BEGIN Data rows
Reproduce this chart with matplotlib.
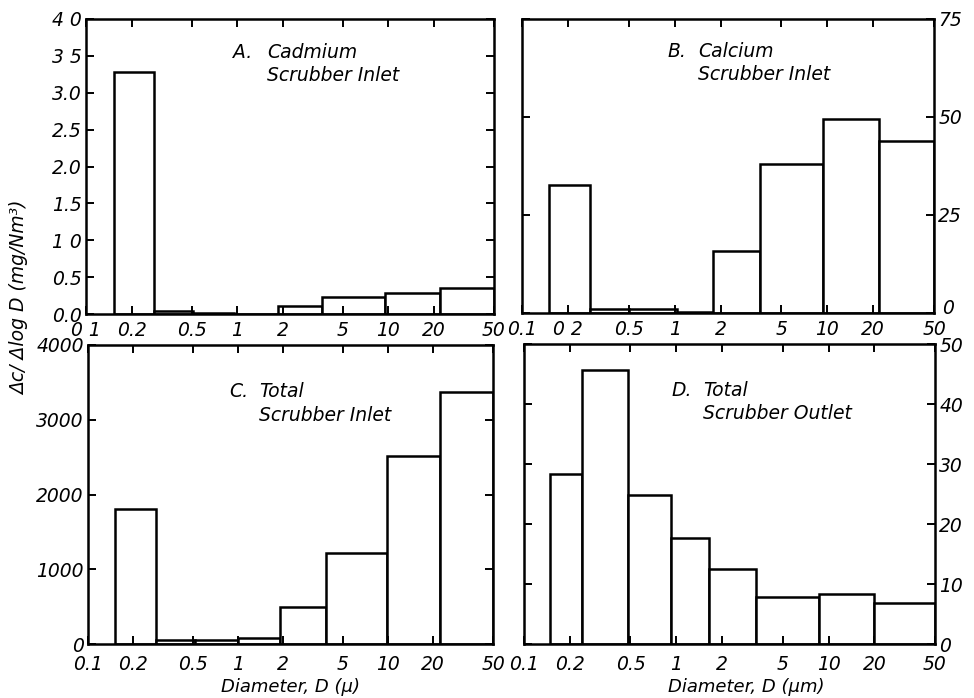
import numpy as np
import matplotlib
matplotlib.use("Agg")
import matplotlib.pyplot as plt
from matplotlib.ticker import NullLocator, FixedLocator, FixedFormatter
from matplotlib.transforms import ScaledTranslation

# ---- data ----
x_ticks = [0.1, 0.2, 0.5, 1, 2, 5, 10, 20, 50]

edges_a = [0.153, 0.28, 0.51, 0.95, 1.87, 3.65, 9.5, 21.9, 50]
vals_a = [3.28, 0.04, 0.01, 0.0, 0.11, 0.23, 0.29, 0.35]
xlab_a = ["0 1", "0.2", "0.5", "1", "2", "5", "10", "20", "50"]
yt_a = [0, 0.5, 1.0, 1.5, 2.0, 2.5, 3.0, 3.5, 4.0]
ylab_a = ["0.0", "0.5", "1 0", "1.5", "2.0", "2.5", "3.0", "3 5", "4 0"]

edges_b = [0.150, 0.279, 0.50, 1.03, 1.78, 3.63, 9.4, 21.9, 50]
vals_b = [32.6, 1.1, 1.1, 0.3, 15.8, 38.0, 49.6, 43.8]
xlab_b = ["0.1", "0 2", "0.5", "1", "2", "5", "10", "20", "50"]
yt_b = [0, 25, 50, 75]

edges_c = [0.151, 0.283, 0.52, 1.0, 1.9, 3.86, 9.8, 22.3, 50]
vals_c = [1810, 50, 50, 80, 490, 1220, 2520, 3370]
xlab_c = ["0.1", "0.2", "0.5", "1", "2", "5", "10", "20", "50"]
yt_c = [0, 1000, 2000, 3000, 4000]

edges_d = [0.148, 0.24, 0.48, 0.92, 1.65, 3.34, 8.7, 20.0, 50]
vals_d = [28.3, 45.7, 24.8, 17.7, 12.5, 7.9, 8.4, 6.8]
xlab_d = ["0.1", "0.2", "0.5", "1", "2", "5", "10", "20", "50"]
yt_d = [0, 10, 20, 30, 40, 50]

plt.rcParams["font.family"] = ["DejaVu Sans"]
plt.rcParams["font.style"] = "italic"
plt.rcParams["font.size"] = 13.5

W, H = 974, 698
fig = plt.figure(figsize=(W / 100, H / 100), dpi=100)


def make_ax(l, r, t, b):
    return fig.add_axes([l / W, 1 - b / H, (r - l) / W, (b - t) / H])


def panel(ax, edges, vals, xlabels, yticks, ylabels, ymax, right=False, xpad=8):
    edges = np.array(edges)
    ax.bar(edges[:-1], vals, width=np.diff(edges), align="edge",
           facecolor="white", edgecolor="black", linewidth=1.8)
    ax.set_xscale("log")
    ax.set_xlim(0.1, 50)
    ax.set_ylim(0, ymax)
    ax.xaxis.set_major_locator(FixedLocator(x_ticks))
    ax.xaxis.set_major_formatter(FixedFormatter(xlabels))
    ax.xaxis.set_minor_locator(NullLocator())
    ax.set_yticks(yticks)
    ax.set_yticklabels(ylabels if ylabels else [str(v) for v in yticks])
    ax.tick_params(direction="in", length=6, width=1.4, top=True, right=True,
                   labelsize=13.5)
    ax.tick_params(axis="x", pad=xpad)
    ax.tick_params(axis="y", pad=3)
    if right:
        ax.yaxis.tick_right()
        ax.yaxis.set_ticks_position("both")
        ax.tick_params(axis="y", labelleft=False, labelright=True)
    for s in ax.spines.values():
        s.set_linewidth(1.8)


ax_a = make_ax(86, 494, 19, 314)
panel(ax_a, edges_a, vals_a, xlab_a, yt_a, ylab_a, 4.0, xpad=5)
ax_a.text(0.360, 0.888, "A.", transform=ax_a.transAxes, va="center")
ax_a.text(0.444, 0.888, "Cadmium", transform=ax_a.transAxes, va="center")
ax_a.text(0.444, 0.808, "Scrubber Inlet", transform=ax_a.transAxes, va="center")

ax_b = make_ax(522, 934, 19, 313)
panel(ax_b, edges_b, vals_b, xlab_b, yt_b, None, 75, right=True, xpad=5)
ax_b.text(0.352, 0.888, "B.", transform=ax_b.transAxes, va="center")
ax_b.text(0.427, 0.888, "Calcium", transform=ax_b.transAxes, va="center")
ax_b.text(0.427, 0.810, "Scrubber Inlet", transform=ax_b.transAxes, va="center")
# the "0" on panel B sits a little above the baseline in the original
zero_b = ax_b.yaxis.get_major_ticks()[0].label2
zero_b.set_transform(zero_b.get_transform() +
                     ScaledTranslation(3 / 72, 5 / 72, fig.dpi_scale_trans))

ax_c = make_ax(88, 493, 345, 644)
panel(ax_c, edges_c, vals_c, xlab_c, yt_c, None, 4000)
ax_c.text(0.348, 0.845, "C.", transform=ax_c.transAxes, va="center")
ax_c.text(0.422, 0.845, "Total", transform=ax_c.transAxes, va="center")
ax_c.text(0.422, 0.765, "Scrubber Inlet", transform=ax_c.transAxes, va="center")
ax_c.set_xlabel("Diameter, D (μ)", fontsize=13)
ax_c.xaxis.set_label_coords(0.5, -0.115)

ax_d = make_ax(524, 935, 344, 644)
panel(ax_d, edges_d, vals_d, xlab_d, yt_d, None, 50, right=True)
ax_d.text(0.358, 0.845, "D.", transform=ax_d.transAxes, va="center")
ax_d.text(0.435, 0.845, "Total", transform=ax_d.transAxes, va="center")
ax_d.text(0.435, 0.768, "Scrubber Outlet", transform=ax_d.transAxes, va="center")
ax_d.set_xlabel("Diameter, D (μm)", fontsize=13)
ax_d.xaxis.set_label_coords(0.54, -0.115)

fig.text(20 / W, 1 - 298 / H, "Δc/ Δlog D (mg/Nm³)", rotation=90,
         ha="center", va="center", fontsize=13.5)

fig.savefig("out.png", dpi=100)
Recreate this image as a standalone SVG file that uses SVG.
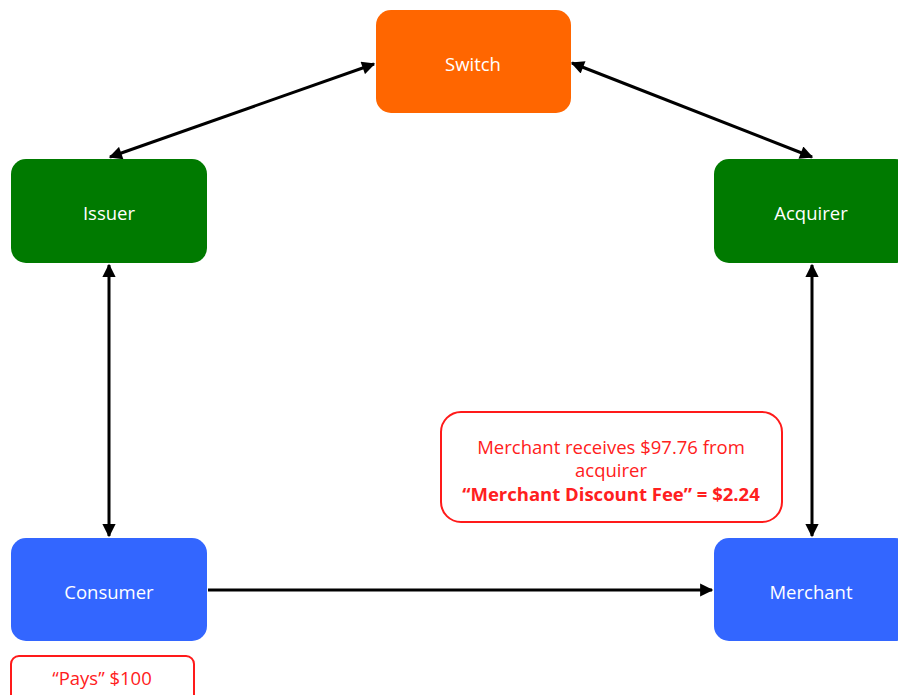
<svg xmlns="http://www.w3.org/2000/svg" width="898" height="695" viewBox="0 0 898 695">
  <style>
    .node text { font-family: "Open Sans", "Liberation Sans", sans-serif; font-size: 18.5px; fill: #ffffff; text-anchor: middle; dominant-baseline: central; }
    .conn { stroke: #000000; stroke-width: 3; fill: none; }
    .note rect { fill: #ffffff; stroke: #ff1a1a; stroke-width: 2; }
    .note text { font-family: "Open Sans", "Liberation Sans", sans-serif; font-size: 18.5px; fill: #ff2020; text-anchor: middle; dominant-baseline: central; }
  </style>
  <defs>
    <marker id="arrow" viewBox="0 0 10 10" refX="9" refY="5" markerWidth="5" markerHeight="4.4" orient="auto-start-reverse" markerUnits="strokeWidth">
      <path d="M0,0 L10,5 L0,10 Z" fill="#000000"/>
    </marker>
  </defs>
  <rect width="898" height="695" fill="#ffffff"/>

  <g id="connectors">
    <line class="conn" x1="110" y1="157" x2="374" y2="64" marker-start="url(#arrow)" marker-end="url(#arrow)"/>
    <line class="conn" x1="572" y1="63" x2="812" y2="157" marker-start="url(#arrow)" marker-end="url(#arrow)"/>
    <line class="conn" x1="109" y1="265" x2="109" y2="536" marker-start="url(#arrow)" marker-end="url(#arrow)"/>
    <line class="conn" x1="812" y1="265" x2="812" y2="536" marker-start="url(#arrow)" marker-end="url(#arrow)"/>
    <line class="conn" x1="208" y1="590" x2="712" y2="590" marker-end="url(#arrow)"/>
  </g>

  <g id="switch" class="node">
    <rect x="376" y="10" width="195" height="103" rx="15" fill="#ff6600"/>
    <text x="473" y="63">Switch</text>
  </g>
  <g id="issuer" class="node">
    <rect x="11" y="159" width="196" height="104" rx="15" fill="#007a00"/>
    <text x="109" y="212">Issuer</text>
  </g>
  <g id="acquirer" class="node">
    <rect x="714" y="159" width="196" height="104" rx="15" fill="#007a00"/>
    <text x="811" y="212">Acquirer</text>
  </g>
  <g id="consumer" class="node">
    <rect x="11" y="538" width="196" height="103" rx="15" fill="#3366ff"/>
    <text x="109" y="591">Consumer</text>
  </g>
  <g id="merchant" class="node">
    <rect x="714" y="538" width="196" height="103" rx="15" fill="#3366ff"/>
    <text x="811" y="591">Merchant</text>
  </g>

  <g id="merchant-note" class="note">
    <rect x="441" y="412" width="341" height="110" rx="20"/>
    <text x="611" y="446">Merchant receives $97.76 from</text>
    <text x="611" y="469">acquirer</text>
    <text x="611" y="493" font-weight="bold" font-size="19px">“Merchant Discount Fee” = $2.24</text>
  </g>
  <g id="pays-note" class="note">
    <rect x="11" y="656" width="183" height="50" rx="8"/>
    <text x="102" y="677">“Pays” $100</text>
  </g>
</svg>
END Data rows
#### Goal:
Give again, exactly, the lines from the start of the data through the one holding "x_ticks = [0.1, 0.2, 0.5, 1, 2, 5, 10, 20, 50]"; omit the pictures.

#### Result of this task:
Reproduce this chart with matplotlib.
import numpy as np
import matplotlib
matplotlib.use("Agg")
import matplotlib.pyplot as plt
from matplotlib.ticker import NullLocator, FixedLocator, FixedFormatter
from matplotlib.transforms import ScaledTranslation

# ---- data ----
x_ticks = [0.1, 0.2, 0.5, 1, 2, 5, 10, 20, 50]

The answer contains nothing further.